» Material provided
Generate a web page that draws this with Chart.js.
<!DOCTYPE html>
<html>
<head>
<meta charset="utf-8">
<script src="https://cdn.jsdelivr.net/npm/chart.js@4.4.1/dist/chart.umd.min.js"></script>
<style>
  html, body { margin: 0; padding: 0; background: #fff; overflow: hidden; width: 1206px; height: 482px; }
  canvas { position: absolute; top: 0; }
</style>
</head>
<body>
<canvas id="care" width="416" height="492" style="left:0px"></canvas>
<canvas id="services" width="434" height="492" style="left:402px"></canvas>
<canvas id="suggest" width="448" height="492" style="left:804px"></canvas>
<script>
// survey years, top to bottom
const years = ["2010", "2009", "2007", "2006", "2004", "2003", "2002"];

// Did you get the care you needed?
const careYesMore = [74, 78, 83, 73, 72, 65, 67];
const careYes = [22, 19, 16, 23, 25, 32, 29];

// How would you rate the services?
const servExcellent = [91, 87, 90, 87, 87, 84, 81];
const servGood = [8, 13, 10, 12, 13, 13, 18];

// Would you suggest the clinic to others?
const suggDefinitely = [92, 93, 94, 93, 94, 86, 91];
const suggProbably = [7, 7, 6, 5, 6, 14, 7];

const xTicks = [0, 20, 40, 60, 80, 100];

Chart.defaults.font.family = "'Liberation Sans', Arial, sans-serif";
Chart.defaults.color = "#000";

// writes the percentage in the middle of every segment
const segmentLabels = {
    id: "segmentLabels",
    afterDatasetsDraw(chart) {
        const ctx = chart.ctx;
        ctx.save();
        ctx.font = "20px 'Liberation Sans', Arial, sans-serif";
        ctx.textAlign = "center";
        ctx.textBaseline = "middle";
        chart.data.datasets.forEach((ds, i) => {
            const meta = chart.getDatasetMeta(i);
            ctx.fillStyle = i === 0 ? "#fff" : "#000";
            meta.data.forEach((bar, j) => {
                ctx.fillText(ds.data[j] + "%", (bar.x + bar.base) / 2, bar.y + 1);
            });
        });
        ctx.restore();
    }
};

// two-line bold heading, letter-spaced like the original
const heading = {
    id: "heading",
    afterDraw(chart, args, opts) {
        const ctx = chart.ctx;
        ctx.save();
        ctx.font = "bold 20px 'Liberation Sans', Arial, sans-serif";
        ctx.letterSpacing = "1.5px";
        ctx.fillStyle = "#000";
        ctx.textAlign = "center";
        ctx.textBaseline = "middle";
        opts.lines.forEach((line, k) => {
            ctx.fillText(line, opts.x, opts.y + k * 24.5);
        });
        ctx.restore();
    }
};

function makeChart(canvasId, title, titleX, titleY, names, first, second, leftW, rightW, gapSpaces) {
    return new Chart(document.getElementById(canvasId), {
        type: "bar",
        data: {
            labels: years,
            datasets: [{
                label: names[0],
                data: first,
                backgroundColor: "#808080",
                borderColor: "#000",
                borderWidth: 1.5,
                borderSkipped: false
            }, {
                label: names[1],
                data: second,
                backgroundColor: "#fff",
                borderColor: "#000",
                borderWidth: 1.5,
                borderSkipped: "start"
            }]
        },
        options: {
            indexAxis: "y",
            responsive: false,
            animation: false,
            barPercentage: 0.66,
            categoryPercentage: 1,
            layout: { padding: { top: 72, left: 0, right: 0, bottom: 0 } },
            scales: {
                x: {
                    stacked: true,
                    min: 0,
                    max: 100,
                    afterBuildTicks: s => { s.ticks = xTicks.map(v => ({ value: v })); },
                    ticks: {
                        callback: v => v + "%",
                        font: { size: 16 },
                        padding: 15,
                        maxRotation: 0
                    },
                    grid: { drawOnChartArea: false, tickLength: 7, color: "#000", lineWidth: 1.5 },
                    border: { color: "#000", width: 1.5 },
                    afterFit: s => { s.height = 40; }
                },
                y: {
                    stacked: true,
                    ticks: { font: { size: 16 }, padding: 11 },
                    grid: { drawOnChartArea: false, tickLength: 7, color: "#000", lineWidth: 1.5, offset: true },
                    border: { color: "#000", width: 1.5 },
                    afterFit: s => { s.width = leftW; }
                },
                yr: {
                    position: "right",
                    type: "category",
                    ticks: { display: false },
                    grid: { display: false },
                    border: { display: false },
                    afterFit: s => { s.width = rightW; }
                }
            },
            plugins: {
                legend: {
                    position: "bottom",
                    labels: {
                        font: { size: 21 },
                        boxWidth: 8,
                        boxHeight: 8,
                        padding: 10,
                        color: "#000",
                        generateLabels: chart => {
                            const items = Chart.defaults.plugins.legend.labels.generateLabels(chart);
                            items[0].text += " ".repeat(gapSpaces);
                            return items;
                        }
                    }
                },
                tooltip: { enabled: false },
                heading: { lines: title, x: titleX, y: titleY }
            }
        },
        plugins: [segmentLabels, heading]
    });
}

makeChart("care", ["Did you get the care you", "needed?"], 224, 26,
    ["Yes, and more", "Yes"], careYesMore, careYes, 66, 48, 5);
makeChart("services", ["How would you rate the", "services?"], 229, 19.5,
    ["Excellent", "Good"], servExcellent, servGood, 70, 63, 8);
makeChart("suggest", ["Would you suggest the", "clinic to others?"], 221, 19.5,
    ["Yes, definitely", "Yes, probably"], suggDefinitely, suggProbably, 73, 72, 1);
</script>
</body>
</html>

» What to do
Copy all data exactly, start to finish.

» Solution
Generate a web page that draws this with Chart.js.
<!DOCTYPE html>
<html>
<head>
<meta charset="utf-8">
<script src="https://cdn.jsdelivr.net/npm/chart.js@4.4.1/dist/chart.umd.min.js"></script>
<style>
  html, body { margin: 0; padding: 0; background: #fff; overflow: hidden; width: 1206px; height: 482px; }
  canvas { position: absolute; top: 0; }
</style>
</head>
<body>
<canvas id="care" width="416" height="492" style="left:0px"></canvas>
<canvas id="services" width="434" height="492" style="left:402px"></canvas>
<canvas id="suggest" width="448" height="492" style="left:804px"></canvas>
<script>
// survey years, top to bottom
const years = ["2010", "2009", "2007", "2006", "2004", "2003", "2002"];

// Did you get the care you needed?
const careYesMore = [74, 78, 83, 73, 72, 65, 67];
const careYes = [22, 19, 16, 23, 25, 32, 29];

// How would you rate the services?
const servExcellent = [91, 87, 90, 87, 87, 84, 81];
const servGood = [8, 13, 10, 12, 13, 13, 18];

// Would you suggest the clinic to others?
const suggDefinitely = [92, 93, 94, 93, 94, 86, 91];
const suggProbably = [7, 7, 6, 5, 6, 14, 7];

const xTicks = [0, 20, 40, 60, 80, 100];

Chart.defaults.font.family = "'Liberation Sans', Arial, sans-serif";
Chart.defaults.color = "#000";

// writes the percentage in the middle of every segment
const segmentLabels = {
    id: "segmentLabels",
    afterDatasetsDraw(chart) {
        const ctx = chart.ctx;
        ctx.save();
        ctx.font = "20px 'Liberation Sans', Arial, sans-serif";
        ctx.textAlign = "center";
        ctx.textBaseline = "middle";
        chart.data.datasets.forEach((ds, i) => {
            const meta = chart.getDatasetMeta(i);
            ctx.fillStyle = i === 0 ? "#fff" : "#000";
            meta.data.forEach((bar, j) => {
                ctx.fillText(ds.data[j] + "%", (bar.x + bar.base) / 2, bar.y + 1);
            });
        });
        ctx.restore();
    }
};

// two-line bold heading, letter-spaced like the original
const heading = {
    id: "heading",
    afterDraw(chart, args, opts) {
        const ctx = chart.ctx;
        ctx.save();
        ctx.font = "bold 20px 'Liberation Sans', Arial, sans-serif";
        ctx.letterSpacing = "1.5px";
        ctx.fillStyle = "#000";
        ctx.textAlign = "center";
        ctx.textBaseline = "middle";
        opts.lines.forEach((line, k) => {
            ctx.fillText(line, opts.x, opts.y + k * 24.5);
        });
        ctx.restore();
    }
};

function makeChart(canvasId, title, titleX, titleY, names, first, second, leftW, rightW, gapSpaces) {
    return new Chart(document.getElementById(canvasId), {
        type: "bar",
        data: {
            labels: years,
            datasets: [{
                label: names[0],
                data: first,
                backgroundColor: "#808080",
                borderColor: "#000",
                borderWidth: 1.5,
                borderSkipped: false
            }, {
                label: names[1],
                data: second,
                backgroundColor: "#fff",
                borderColor: "#000",
                borderWidth: 1.5,
                borderSkipped: "start"
            }]
        },
        options: {
            indexAxis: "y",
            responsive: false,
            animation: false,
            barPercentage: 0.66,
            categoryPercentage: 1,
            layout: { padding: { top: 72, left: 0, right: 0, bottom: 0 } },
            scales: {
                x: {
                    stacked: true,
                    min: 0,
                    max: 100,
                    afterBuildTicks: s => { s.ticks = xTicks.map(v => ({ value: v })); },
                    ticks: {
                        callback: v => v + "%",
                        font: { size: 16 },
                        padding: 15,
                        maxRotation: 0
                    },
                    grid: { drawOnChartArea: false, tickLength: 7, color: "#000", lineWidth: 1.5 },
                    border: { color: "#000", width: 1.5 },
                    afterFit: s => { s.height = 40; }
                },
                y: {
                    stacked: true,
                    ticks: { font: { size: 16 }, padding: 11 },
                    grid: { drawOnChartArea: false, tickLength: 7, color: "#000", lineWidth: 1.5, offset: true },
                    border: { color: "#000", width: 1.5 },
                    afterFit: s => { s.width = leftW; }
                },
                yr: {
                    position: "right",
                    type: "category",
                    ticks: { display: false },
                    grid: { display: false },
                    border: { display: false },
                    afterFit: s => { s.width = rightW; }
                }
            },
            plugins: {
                legend: {
                    position: "bottom",
                    labels: {
                        font: { size: 21 },
                        boxWidth: 8,
                        boxHeight: 8,
                        padding: 10,
                        color: "#000",
                        generateLabels: chart => {
                            const items = Chart.defaults.plugins.legend.labels.generateLabels(chart);
                            items[0].text += " ".repeat(gapSpaces);
                            return items;
                        }
                    }
                },
                tooltip: { enabled: false },
                heading: { lines: title, x: titleX, y: titleY }
            }
        },
        plugins: [segmentLabels, heading]
    });
}

makeChart("care", ["Did you get the care you", "needed?"], 224, 26,
    ["Yes, and more", "Yes"], careYesMore, careYes, 66, 48, 5);
makeChart("services", ["How would you rate the", "services?"], 229, 19.5,
    ["Excellent", "Good"], servExcellent, servGood, 70, 63, 8);
makeChart("suggest", ["Would you suggest the", "clinic to others?"], 221, 19.5,
    ["Yes, definitely", "Yes, probably"], suggDefinitely, suggProbably, 73, 72, 1);
</script>
</body>
</html>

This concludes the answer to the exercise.